We hand Pallet our SSH keys so it can connect to the server as us, and instantiate our “compute provider”, which is what Pallet (well, jclouds really) calls a server that is not a “blob store”. The node-list provider is just a list of nodes, which you can make with the make-node function. The arguments that expects are: name group-name ip os-family, followed by any key-value arguments you’d like to throw on. Note that I used a host name as the IP; this is apparently totally fine. The name and group-name won’t be used much by us, except that the group-name should match the group-name you provided to your group spec, but if you had a bunch of servers that you wanted to configure the same way you could give them the same group name and apply the group spec to that group.
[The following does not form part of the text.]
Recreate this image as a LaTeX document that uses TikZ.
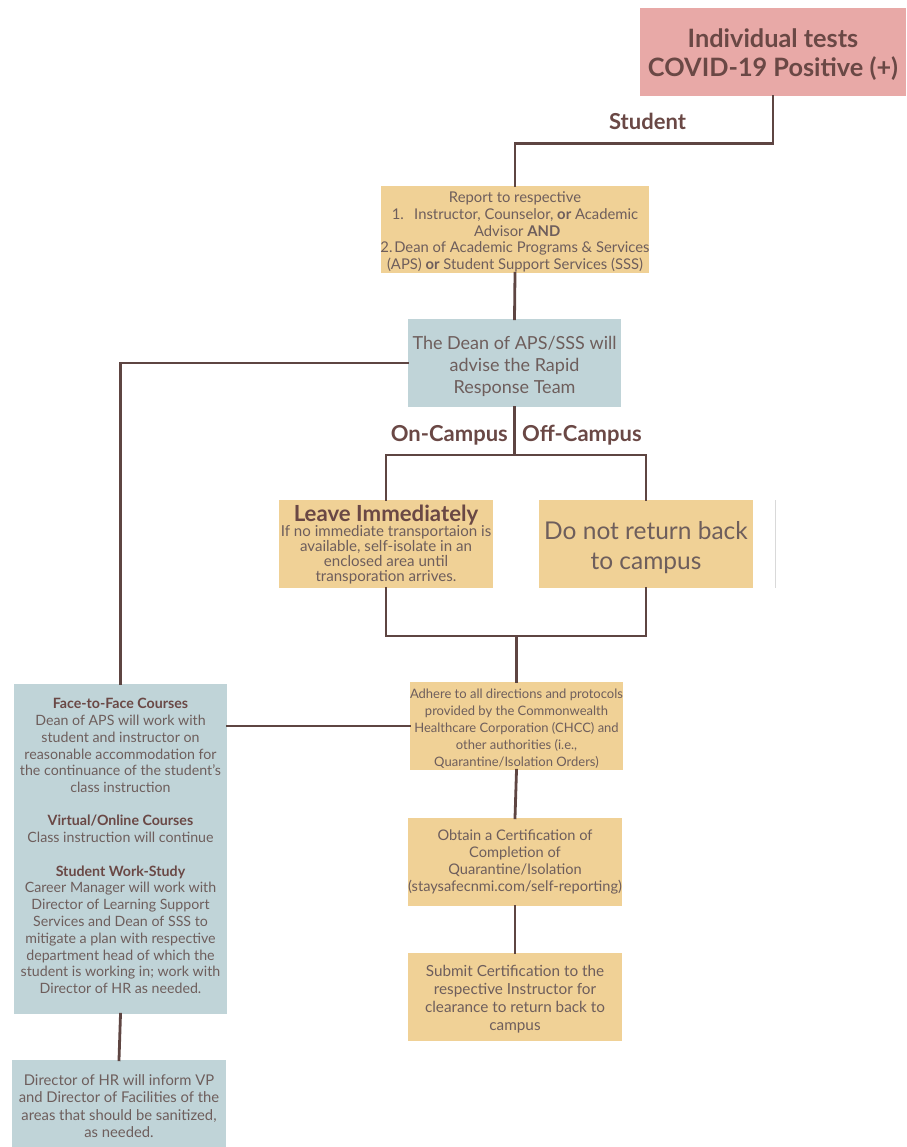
\documentclass[tikz,border=0pt]{standalone}
\usepackage{fontspec}
\setmainfont{Lato}
\definecolor{linebrown}{HTML}{5E4542}
\definecolor{headbrown}{HTML}{6A4845}
\definecolor{bodytxt}{HTML}{6E5E5C}
\definecolor{pinkfill}{HTML}{E8A9A7}
\definecolor{tanfill}{HTML}{F0D196}
\definecolor{bluefill}{HTML}{C0D4D8}
\newcommand{\fsz}[2]{\fontsize{#1}{#2}\selectfont}
\newcommand{\hd}[1]{{\bfseries\color{headbrown}#1}}
\begin{document}
\begin{tikzpicture}[x=1pt,y=-1pt,
  frame/.style={inner sep=0pt, anchor=center, minimum width=214pt, minimum height=88pt},
  pinkbox/.style={frame, fill=pinkfill, minimum width=266pt},
  tanbox/.style={frame, fill=tanfill},
  bluebox/.style={frame, fill=bluefill, minimum width=213pt},
  txt/.style={inner sep=0pt, align=center, text=bodytxt, anchor=center},
  conn/.style={draw=linebrown, line width=2.8pt, line cap=rect},
  branch/.style={font=\bfseries\fsz{22}{24}, text=headbrown, inner sep=0pt}
]
\useasboundingbox (0,0) rectangle (906,1147);

% box frames
\node[pinkbox] (top) at (773,52) {};
\node[tanbox, minimum width=268pt, minimum height=87pt] (report) at (515,229.5) {};
\node[bluebox] (dean) at (514.5,363) {};
\node[tanbox] (leave) at (386,544) {};
\node[tanbox] (donot) at (646,544) {};
\node[tanbox, minimum width=213pt] (adhere) at (516.5,726) {};
\node[tanbox] (obtain) at (515,862) {};
\node[tanbox] (submit) at (515,997) {};
\node[bluebox, minimum height=330pt] (left) at (120.5,849) {};
\node[bluebox, minimum width=214pt, minimum height=87pt] (hr) at (119,1103.5) {};

% box texts
\node[txt, text=headbrown, font=\bfseries\fsz{25.3}{29}, yshift=-3pt] (topT) at (top)
  {Individual tests\\COVID-19 Positive (+)};
\node[txt, font=\fsz{14.8}{16.6}, yshift=-2.5pt] (reportT) at (report)
  {Report to respective\\
   1.\hspace{0.7em}Instructor, Counselor, \textbf{or} Academic\\
   \hspace*{0.3em}Advisor \textbf{AND}\\
   2.\hspace{0.12em}Dean of Academic Programs \& Services\\
   (APS) \textbf{or} Student Support Services (SSS)};
\node[txt, font=\fsz{18}{22}, yshift=-3pt] (deanT) at (dean)
  {The Dean of APS/SSS will\\advise the Rapid\\Response Team};
\node[txt, font=\fsz{15.1}{15}, yshift=-1pt] (leaveT) at (leave)
  {{\bfseries\color{headbrown}\fsz{22.2}{20}Leave Immediately}\\
   If no immediate transportaion is\\available, self-isolate in an\\enclosed area until\\transporation arrives.};
\node[txt, font=\fsz{24.5}{30}, yshift=-4pt] (donotT) at (donot)
  {Do not return back\\to campus};
\node[txt, font=\fsz{13}{17}, yshift=-3pt] (adhereT) at (adhere)
  {Adhere to all directions and protocols\\provided by the Commonwealth\\Healthcare Corporation (CHCC) and\\other authorities (i.e.,\\Quarantine/Isolation Orders)};
\node[txt, font=\fsz{14.6}{17}] (obtainT) at (obtain)
  {Obtain a Certification of\\Completion of\\Quarantine/Isolation\\(staysafecnmi.com/self-reporting)};
\node[txt, font=\fsz{15.3}{18}, yshift=-2pt] (submitT) at (submit)
  {Submit Certification to the\\respective Instructor for\\clearance to return back to\\campus};
\node[txt, font=\fsz{14.2}{16.8}, yshift=3pt] (leftT) at (left)
  {\hd{Face-to-Face Courses}\\
   Dean of APS will work with\\student and instructor on\\reasonable accommodation for\\the continuance of the student's\\class instruction\\[16pt]
   \hd{Virtual/Online Courses}\\
   Class instruction will continue\\[17pt]
   \hd{Student Work-Study}\\
   Career Manager will work with\\Director of Learning Support\\Services and Dean of SSS to\\mitigate a plan with respective\\department head of which the\\student is working in; work with\\Director of HR as needed.};
\node[txt, font=\fsz{14.8}{17.5}, yshift=-2.5pt] (hrT) at (hr)
  {Director of HR will inform VP\\and Director of Facilities of the\\areas that should be sanitized,\\as needed.};

% branch labels
\node[branch] (student) at (647.5,121) {Student};
\node[branch, anchor=east] (oncampus) at (508,435) {On-Campus};
\node[branch, anchor=west] (offcampus) at (522,435) {Off-Campus};

% connectors
\coordinate (split) at (514.5,455);
\coordinate (merge) at (516.5,636);
\draw[conn] (top.south) -- ++(0,47) -| (report.north);
\draw[conn] (report.south) -- (dean.north);
\draw[conn] (dean.west) -| (left.north);
\draw[conn] (dean.south) -- (split);
\draw[conn] (leave.north) |- (split) -| (donot.north);
\draw[conn] (leave.south) |- (merge) -| (donot.south);
\draw[conn] (merge) -- (adhere.north);
\draw[conn] (adhere.south) -- (obtain.north);
\draw[conn] (obtain.south) -- (submit.north);
\draw[conn] (left.east |- adhere.west) -- (adhere.west);
\draw[conn] (left.south) -- (hr.north);

% faint rule beside the right-hand box
\draw[black!15, line width=1pt] (775,500) -- (775,588);
\end{tikzpicture}
\end{document}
Pallet provides two functions that apply specs to nodes: converge, and lift. They’re mostly the same, except converge is allowed to create or destroy nodes and lift isn’t. Since node-list configuration makes that a non-issue, we’ll just use lift.

lift takes, at the least, a group spec, a provider (our node list), a user (the root user), and a :phase argument. Here, I’ll show you:

(def my-group (app-group :group-name "example" :all "that" :other "stuff" :too "...")) 

(api/lift my-group
  :compute my-nodelist
  :user root-user
  :phase :install)

When you’re running stuff, you’ll just vary the phase (usually :install -> :configure -> :deploy -> :run or some such) and that will be it.

Setting up your ops project

I can’t recommend the Pallet lein template. It’s all old and janky. I used boot with these dependencies and everything went ok:

[[org.clojure/clojure "1.7.0" :scope "provided"]
[environ "1.0.1"]
[com.palletops/pallet "0.8.2"]
[com.palletops/pallet-jclouds "1.7.3"]
[org.apache.jclouds/jclouds-all "1.7.3"]
[org.apache.jclouds.driver/jclouds-sshj "1.7.3"]
[com.palletops/upstart-crate "0.8.0-alpha.2"]
[com.palletops/git-crate "0.8.0-alpha.2"]
[com.palletops/java-crate "0.8.0-beta.4"]
[org.clojars.strad/nginx-crate "0.8.6"]]

Alright, that’s all the advice I can give. I hope you have an easier time of it than I did. Good luck!